Brigitte Mulholland is thrilled to present BA Thomas’ first solo show in Paris, La tailleur qui va partout (The Suit that Goes Everywhere). The exhibition is an anthology of new paintings and drawings conceived as a single series of work about a fictional 1970s Parisian fashion house the artist created, called Maison Aline. Each work depicts moments from the history of the fashion brand via vignettes of interiors and cityscapes. Inspired by a residency in Paris, the exhibition is a tribute to the city and its rich history of fashion, as well as an ode to the fashion designers and garment makers of all kinds who weave their voices and vision into the clothes that they sew, a parallel to the process of painting.
The fictional backstory of the exhibition marks an evolution in the artist’s practice. Previously, her work involved interiors and landscapes that were simultaneously real and imagined: psychological scenes that combined fragments and images culled from a variety of real-life sources to create unique painterly scenes. Tables, chairs, rugs, windows, and objects that inspired Thomas were woven into interior spaces or landscapes that resembled, but were not completely loyal to, real places: a compendium of images and moments collaged into the canvas and paper. Humans are almost never depicted in the work, but their traces are; invoking a slightly surreal and palpable energy, their psychological presence always extremely felt. The story of Maison Aline furthers this impulse, and questions ideas of legacy and absence - stories long forgotten, histories lost to time. The process of collaging real inspirations into imagined scenes remained the same; all here culled from the artist’s time spent in Paris.
The paintings and drawings depict the life of the fashion house: dressing rooms, garment racks, mannequins, hats, the dozens of spools of thread used to sew the clothing, and even the chic Parisian building which housed the fictional brand’s flagship boutique. Patterns, texture, and colour are vital to Thomas’ work - further playing with the multiple levels of convergence between art and fashion. Fabric formed for a body - just as canvas is stretched over a frame. The exhibition is populated by richly coloured interiors in dialogue with romantic scenes of French iron-wrought balconies and Haussman buildings; deep maroon wallpaper patterns are complemented by delicate curtains and suits. The largest work in the exhibition is an ode to the seamstress - with dozens of brightly colored bobbins of thread arranged on the atelier wall, akin to a painter’s studio palette.

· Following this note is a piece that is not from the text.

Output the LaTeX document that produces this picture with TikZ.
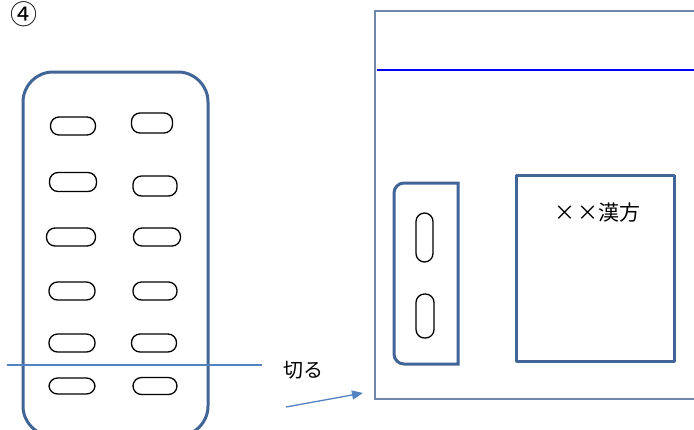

The title of the exhibition carries multiple meanings: first, it implies both form and function: a sense of purpose, exploring the limits of space and our bodies within it – one suit with several functions. The suit is also a symbol of liberation - trousers and tailored suits for women have been indicators of social mobility in Western culture in the last century. A woman’s agency is implied by her freedom of movement - here nodding to the ability to move between professional and domestic spheres, one item of clothing that can do it all. Psychology is a crucial aspect to Thomas’ work (she studied both psychology and art) - here embodied in the overarching theme of enclothed cognition; that is, the psychological impact that clothing has on a person’s feelings and behavior. Our minds are not separated from our clothing and environment - rather, they emerge from the dynamic interplay between them, shaping our experiences and interactions in the world. Here, those psychological narratives play out in the scenes created in the work; a palpable history unfolding across the vignettes, fictional but psychologically truthful to the experience of a creative life dedicated to making work - whether wearable or wall-bound.